Железобетонные надолбы, установленные на маршруте движения танка, издали напоминали гигантских ежей, затаившихся на дороге. БТ-7 вышел на огневую позицию, немного постоял, будто раздумывая, стоит ли вступать в единоборство с необычной преградой, и тут прогремел первый выстрел. Снаряд разорвался рядом с надолбой. «Если Горохов промахнулся с дальности 500 метров, боец тем более не попадет, — с тревогой подумал Василий Гаврилович. — Одной мощности мало, нужна еще и высокая точность стрельбы».

Второй снаряд лег у основания надолбы, и когда дым рассеялся, на ее месте осталась небольшая куча обломков. «Вот так и надо работать!» — облегченно вздохнул Грабин.
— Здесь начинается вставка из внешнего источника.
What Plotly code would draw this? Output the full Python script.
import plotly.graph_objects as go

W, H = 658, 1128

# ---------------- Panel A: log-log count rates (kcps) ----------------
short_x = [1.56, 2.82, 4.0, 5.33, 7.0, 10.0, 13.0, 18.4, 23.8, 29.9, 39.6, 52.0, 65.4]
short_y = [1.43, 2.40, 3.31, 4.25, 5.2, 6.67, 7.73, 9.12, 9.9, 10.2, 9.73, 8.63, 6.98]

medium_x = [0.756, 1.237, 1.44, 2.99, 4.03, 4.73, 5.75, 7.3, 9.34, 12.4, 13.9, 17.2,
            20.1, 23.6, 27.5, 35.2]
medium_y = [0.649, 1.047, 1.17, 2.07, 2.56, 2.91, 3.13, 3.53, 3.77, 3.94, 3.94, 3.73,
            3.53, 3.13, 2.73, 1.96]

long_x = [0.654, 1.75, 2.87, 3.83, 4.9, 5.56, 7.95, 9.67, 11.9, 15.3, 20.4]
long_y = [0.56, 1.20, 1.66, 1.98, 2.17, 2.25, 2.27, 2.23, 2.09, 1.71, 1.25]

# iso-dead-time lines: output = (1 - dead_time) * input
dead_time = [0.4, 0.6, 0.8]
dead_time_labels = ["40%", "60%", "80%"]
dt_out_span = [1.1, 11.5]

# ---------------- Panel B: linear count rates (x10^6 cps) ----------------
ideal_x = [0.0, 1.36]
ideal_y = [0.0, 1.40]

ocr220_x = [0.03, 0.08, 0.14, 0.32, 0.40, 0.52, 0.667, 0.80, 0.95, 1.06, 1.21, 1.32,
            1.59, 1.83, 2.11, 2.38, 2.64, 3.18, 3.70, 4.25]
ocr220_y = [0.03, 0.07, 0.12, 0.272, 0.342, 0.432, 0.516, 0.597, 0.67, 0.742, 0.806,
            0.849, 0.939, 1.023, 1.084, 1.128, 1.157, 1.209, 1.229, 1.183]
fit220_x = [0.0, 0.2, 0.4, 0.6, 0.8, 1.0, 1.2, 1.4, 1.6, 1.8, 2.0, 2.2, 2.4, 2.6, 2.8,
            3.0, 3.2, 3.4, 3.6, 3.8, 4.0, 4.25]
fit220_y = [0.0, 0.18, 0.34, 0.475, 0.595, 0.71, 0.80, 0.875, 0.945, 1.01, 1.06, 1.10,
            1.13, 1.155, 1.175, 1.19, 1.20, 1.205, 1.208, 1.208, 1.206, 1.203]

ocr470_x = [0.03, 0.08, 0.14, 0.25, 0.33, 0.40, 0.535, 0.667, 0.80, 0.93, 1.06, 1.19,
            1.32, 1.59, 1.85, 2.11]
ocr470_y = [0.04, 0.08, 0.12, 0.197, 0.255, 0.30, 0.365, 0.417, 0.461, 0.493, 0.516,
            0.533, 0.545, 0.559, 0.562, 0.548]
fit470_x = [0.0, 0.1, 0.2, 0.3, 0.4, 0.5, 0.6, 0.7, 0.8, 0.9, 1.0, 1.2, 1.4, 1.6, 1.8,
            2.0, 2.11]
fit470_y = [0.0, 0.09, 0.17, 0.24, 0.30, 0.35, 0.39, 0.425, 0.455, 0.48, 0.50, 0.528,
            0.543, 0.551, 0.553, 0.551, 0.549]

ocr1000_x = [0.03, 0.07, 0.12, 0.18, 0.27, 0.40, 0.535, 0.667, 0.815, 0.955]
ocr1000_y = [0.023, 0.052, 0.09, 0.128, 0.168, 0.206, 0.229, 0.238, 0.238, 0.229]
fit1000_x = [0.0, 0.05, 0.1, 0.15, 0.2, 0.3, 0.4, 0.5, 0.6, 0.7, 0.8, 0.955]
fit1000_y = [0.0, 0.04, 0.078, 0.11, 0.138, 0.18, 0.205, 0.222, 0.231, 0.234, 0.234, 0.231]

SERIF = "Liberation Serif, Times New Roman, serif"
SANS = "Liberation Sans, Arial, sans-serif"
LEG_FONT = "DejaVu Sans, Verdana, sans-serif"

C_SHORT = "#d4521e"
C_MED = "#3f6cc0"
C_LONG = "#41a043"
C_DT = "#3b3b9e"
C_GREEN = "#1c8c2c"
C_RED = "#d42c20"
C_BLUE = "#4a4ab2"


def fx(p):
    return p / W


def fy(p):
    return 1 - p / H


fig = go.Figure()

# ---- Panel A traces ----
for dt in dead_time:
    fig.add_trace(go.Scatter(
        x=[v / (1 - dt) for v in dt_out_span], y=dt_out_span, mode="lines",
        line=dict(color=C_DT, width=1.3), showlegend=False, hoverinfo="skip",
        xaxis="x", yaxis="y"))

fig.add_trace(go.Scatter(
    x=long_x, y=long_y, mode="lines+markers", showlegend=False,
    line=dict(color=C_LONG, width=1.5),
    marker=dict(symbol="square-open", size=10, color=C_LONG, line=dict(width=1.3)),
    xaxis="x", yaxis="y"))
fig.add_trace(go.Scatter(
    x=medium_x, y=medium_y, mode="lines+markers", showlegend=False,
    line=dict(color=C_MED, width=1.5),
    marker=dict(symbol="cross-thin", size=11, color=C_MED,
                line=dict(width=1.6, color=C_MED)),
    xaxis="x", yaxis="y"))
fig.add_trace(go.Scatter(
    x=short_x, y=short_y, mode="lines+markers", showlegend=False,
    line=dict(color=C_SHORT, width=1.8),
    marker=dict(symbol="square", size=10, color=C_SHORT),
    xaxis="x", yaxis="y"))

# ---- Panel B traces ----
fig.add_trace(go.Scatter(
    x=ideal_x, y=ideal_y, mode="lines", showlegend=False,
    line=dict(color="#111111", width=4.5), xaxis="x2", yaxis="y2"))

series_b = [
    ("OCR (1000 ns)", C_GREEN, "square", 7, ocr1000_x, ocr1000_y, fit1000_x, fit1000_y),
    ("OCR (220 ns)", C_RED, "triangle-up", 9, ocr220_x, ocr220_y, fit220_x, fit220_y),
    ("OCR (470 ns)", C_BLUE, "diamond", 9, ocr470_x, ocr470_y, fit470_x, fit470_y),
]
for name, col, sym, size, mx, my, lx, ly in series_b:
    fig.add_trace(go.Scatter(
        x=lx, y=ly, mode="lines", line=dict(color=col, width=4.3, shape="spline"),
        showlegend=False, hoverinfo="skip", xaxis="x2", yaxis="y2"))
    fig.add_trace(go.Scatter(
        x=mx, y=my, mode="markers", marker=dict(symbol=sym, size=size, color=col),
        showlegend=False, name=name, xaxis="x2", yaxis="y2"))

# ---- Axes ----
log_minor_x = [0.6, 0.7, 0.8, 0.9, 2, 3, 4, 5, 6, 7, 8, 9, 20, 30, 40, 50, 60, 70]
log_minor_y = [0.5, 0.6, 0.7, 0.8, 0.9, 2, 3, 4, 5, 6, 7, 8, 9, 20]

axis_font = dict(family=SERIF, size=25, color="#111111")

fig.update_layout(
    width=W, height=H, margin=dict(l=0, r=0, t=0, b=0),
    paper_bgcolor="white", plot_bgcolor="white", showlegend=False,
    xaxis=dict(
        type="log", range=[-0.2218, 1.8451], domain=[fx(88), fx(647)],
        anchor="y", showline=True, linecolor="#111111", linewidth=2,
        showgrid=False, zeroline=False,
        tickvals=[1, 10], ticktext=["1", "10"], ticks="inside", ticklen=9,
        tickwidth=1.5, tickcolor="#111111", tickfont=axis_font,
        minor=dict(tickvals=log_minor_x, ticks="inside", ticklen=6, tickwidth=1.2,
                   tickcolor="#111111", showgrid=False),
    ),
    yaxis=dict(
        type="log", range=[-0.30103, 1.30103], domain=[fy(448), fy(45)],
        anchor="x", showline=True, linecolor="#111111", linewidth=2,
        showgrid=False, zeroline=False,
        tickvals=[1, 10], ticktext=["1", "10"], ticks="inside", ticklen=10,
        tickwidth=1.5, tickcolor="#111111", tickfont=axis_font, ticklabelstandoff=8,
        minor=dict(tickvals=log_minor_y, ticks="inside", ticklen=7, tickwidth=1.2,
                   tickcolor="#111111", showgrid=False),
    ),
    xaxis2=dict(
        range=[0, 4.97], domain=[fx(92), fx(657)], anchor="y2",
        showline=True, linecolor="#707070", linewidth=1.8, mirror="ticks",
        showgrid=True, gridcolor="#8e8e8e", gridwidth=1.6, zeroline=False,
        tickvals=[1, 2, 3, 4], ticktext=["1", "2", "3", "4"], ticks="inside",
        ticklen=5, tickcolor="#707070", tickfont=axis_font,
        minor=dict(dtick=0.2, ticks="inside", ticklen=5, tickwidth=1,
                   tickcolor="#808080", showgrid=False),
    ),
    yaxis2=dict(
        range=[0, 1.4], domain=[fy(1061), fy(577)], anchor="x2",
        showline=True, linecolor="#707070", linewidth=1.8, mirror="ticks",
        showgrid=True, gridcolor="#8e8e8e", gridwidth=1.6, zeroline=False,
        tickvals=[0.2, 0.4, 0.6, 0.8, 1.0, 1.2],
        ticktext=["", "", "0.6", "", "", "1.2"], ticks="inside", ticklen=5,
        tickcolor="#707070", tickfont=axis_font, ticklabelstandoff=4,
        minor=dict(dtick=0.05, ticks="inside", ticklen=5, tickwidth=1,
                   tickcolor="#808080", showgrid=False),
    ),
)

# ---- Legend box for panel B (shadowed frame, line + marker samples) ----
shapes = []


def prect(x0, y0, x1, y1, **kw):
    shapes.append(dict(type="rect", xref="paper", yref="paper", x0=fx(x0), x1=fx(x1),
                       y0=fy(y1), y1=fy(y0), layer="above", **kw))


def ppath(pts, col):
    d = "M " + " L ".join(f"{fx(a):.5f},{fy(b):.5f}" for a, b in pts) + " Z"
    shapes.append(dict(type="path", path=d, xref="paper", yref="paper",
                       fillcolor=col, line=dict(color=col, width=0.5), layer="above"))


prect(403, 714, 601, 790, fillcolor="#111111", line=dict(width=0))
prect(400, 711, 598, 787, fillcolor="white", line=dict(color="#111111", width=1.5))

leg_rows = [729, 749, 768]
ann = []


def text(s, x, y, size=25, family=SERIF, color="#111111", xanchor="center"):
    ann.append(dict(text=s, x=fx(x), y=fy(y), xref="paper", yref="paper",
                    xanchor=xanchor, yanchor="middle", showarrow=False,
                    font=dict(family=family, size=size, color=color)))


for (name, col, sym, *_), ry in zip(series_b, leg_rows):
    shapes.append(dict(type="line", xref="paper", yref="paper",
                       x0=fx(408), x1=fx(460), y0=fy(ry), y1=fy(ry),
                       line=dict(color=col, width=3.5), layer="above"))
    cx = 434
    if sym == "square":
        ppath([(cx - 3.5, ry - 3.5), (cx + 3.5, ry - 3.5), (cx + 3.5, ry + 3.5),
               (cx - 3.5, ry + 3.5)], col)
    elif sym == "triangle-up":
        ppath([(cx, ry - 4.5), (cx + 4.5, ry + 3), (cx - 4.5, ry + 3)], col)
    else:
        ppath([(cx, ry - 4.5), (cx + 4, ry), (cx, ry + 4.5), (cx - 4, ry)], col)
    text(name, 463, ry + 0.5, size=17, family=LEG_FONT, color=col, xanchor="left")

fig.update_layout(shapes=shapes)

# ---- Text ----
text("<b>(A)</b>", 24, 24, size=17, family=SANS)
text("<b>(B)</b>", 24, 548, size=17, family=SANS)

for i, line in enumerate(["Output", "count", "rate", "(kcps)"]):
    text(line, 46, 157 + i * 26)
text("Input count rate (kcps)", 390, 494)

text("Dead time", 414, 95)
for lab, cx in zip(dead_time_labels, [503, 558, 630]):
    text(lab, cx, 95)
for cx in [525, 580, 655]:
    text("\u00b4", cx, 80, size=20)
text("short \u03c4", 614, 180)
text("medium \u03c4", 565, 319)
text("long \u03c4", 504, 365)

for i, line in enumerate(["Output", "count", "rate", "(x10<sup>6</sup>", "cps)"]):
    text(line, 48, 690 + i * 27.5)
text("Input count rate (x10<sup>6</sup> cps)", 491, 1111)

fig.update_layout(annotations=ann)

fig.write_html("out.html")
А Горохов, будто услышав его слова, двумя очередными выстрелами разнес еще два препятствия. Путь танку был расчищен.

Удалась стрельба и по дотам. С дистанции 700 и 500 метров Горохов первые же снаряды положил точно в амбразуры. В борьбе с мощными укреплениями это имело особую ценность.
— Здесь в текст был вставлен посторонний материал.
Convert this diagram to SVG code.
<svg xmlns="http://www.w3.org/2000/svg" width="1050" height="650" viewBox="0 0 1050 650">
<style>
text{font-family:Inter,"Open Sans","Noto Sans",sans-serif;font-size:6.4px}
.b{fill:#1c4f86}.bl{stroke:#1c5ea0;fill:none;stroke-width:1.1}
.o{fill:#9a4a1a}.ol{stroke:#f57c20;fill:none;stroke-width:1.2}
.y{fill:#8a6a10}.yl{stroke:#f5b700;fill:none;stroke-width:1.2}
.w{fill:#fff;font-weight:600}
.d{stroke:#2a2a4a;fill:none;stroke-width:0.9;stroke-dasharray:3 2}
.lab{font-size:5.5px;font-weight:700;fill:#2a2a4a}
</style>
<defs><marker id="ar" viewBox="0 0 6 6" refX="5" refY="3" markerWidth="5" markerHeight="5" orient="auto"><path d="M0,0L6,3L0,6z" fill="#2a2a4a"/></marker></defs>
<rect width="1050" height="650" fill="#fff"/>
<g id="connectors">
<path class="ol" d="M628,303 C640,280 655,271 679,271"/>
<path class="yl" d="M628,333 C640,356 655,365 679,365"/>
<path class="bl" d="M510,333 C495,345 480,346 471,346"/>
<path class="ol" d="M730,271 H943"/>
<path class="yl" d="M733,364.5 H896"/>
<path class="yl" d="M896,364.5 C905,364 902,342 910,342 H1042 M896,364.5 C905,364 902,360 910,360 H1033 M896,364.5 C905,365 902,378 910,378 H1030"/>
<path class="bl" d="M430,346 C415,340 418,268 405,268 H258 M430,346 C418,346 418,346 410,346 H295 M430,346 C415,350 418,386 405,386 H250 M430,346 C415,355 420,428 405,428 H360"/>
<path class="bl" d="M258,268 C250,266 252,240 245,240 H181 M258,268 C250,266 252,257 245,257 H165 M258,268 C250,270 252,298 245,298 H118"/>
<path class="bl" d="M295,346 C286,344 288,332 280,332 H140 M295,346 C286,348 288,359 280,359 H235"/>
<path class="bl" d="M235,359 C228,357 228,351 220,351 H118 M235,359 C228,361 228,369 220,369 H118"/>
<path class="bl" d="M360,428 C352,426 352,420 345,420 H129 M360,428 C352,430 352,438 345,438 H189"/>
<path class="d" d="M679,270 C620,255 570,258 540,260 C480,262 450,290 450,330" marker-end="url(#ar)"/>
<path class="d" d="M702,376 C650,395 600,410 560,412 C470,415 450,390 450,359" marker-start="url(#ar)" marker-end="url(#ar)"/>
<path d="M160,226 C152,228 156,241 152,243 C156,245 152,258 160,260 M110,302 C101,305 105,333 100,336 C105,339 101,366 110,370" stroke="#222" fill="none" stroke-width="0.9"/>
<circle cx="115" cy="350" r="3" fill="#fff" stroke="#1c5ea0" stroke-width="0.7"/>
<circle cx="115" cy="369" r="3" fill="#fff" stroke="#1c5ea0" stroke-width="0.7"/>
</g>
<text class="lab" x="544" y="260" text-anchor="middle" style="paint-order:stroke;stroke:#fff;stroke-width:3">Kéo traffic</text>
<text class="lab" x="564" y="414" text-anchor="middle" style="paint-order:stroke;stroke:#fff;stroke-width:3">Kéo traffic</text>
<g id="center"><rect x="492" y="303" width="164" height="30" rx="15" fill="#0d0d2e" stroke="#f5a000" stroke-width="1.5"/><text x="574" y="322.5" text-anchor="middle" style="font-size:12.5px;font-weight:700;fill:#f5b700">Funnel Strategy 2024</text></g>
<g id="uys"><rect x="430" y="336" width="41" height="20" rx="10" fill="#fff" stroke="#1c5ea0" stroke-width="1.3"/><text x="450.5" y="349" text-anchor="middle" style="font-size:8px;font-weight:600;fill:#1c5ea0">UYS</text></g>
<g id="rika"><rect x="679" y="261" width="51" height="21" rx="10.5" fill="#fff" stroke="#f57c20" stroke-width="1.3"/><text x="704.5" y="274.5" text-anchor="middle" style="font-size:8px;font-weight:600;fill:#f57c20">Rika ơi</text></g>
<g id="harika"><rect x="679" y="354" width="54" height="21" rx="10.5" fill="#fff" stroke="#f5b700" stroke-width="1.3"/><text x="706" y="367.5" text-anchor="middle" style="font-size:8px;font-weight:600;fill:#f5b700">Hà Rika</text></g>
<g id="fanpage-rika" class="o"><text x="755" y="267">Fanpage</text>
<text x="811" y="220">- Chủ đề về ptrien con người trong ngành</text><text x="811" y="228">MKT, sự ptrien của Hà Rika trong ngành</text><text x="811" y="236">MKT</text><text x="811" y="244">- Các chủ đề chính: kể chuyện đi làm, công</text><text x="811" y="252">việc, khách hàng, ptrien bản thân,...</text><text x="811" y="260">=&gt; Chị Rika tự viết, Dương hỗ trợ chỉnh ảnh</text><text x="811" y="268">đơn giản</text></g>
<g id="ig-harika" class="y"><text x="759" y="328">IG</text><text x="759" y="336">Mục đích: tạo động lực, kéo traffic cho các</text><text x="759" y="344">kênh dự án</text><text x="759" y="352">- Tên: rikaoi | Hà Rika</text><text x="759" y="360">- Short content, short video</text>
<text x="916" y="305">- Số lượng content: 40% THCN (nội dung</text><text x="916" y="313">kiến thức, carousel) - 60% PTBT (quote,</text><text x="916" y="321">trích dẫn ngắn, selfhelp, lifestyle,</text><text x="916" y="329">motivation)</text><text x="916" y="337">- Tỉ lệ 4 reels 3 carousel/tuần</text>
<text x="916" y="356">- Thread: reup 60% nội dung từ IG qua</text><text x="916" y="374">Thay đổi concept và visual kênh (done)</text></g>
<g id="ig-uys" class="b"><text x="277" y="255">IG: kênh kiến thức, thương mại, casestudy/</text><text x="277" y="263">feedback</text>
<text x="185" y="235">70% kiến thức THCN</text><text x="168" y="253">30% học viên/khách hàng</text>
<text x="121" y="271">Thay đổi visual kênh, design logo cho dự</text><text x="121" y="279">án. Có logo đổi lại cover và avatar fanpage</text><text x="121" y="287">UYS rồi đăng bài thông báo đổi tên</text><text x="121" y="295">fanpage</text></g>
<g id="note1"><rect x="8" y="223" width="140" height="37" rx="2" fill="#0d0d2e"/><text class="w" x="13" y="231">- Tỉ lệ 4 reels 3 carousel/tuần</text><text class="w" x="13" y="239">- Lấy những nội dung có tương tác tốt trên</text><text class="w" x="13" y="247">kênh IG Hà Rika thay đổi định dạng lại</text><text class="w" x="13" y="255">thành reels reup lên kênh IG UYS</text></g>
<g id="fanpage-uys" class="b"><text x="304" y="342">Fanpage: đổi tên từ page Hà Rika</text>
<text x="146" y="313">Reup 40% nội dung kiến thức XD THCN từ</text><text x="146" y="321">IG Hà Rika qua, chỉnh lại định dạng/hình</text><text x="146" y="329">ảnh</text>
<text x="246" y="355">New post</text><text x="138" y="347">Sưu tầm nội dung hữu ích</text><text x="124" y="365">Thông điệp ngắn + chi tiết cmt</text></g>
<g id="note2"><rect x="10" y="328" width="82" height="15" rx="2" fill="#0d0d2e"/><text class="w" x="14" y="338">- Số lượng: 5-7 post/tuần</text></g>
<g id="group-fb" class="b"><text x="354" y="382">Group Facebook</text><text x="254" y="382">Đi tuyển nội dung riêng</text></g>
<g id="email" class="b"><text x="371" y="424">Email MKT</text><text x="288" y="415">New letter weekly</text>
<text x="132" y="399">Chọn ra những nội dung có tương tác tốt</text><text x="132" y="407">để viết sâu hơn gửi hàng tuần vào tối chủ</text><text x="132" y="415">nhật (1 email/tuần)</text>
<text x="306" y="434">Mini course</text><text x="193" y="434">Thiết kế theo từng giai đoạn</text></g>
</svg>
Выполнив первый этап испытаний, Горохов сделал перерыв, давая возможность специалистам осмотреть пушку. Подошел к Грабину, присел рядом:

— Слишком все хорошо складывается. Даже не верится.

— Не торопи события, Василий Иванович.

— И верно, — улыбнулся Горохов. — Сейчас попробуем стрелять с ходу. Боюсь, что не получится.
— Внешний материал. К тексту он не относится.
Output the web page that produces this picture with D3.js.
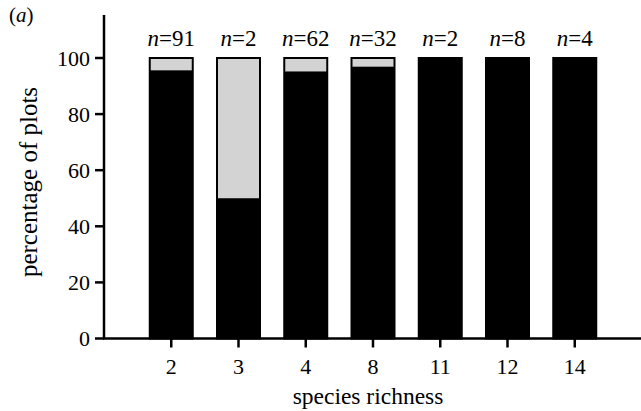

И снова Василий Гаврилович с замиранием сердца вглядывался в ставшие привычными очертания полигона. Вот танк подошел к огневому рубежу, на какой-то момент притормозил, выстрелил и двинулся дальше. Снаряд лег точно в цель. Стрельба с коротких остановок оказалась результативной. «Зря Горохов боялся», — с улыбкой подумал Грабин.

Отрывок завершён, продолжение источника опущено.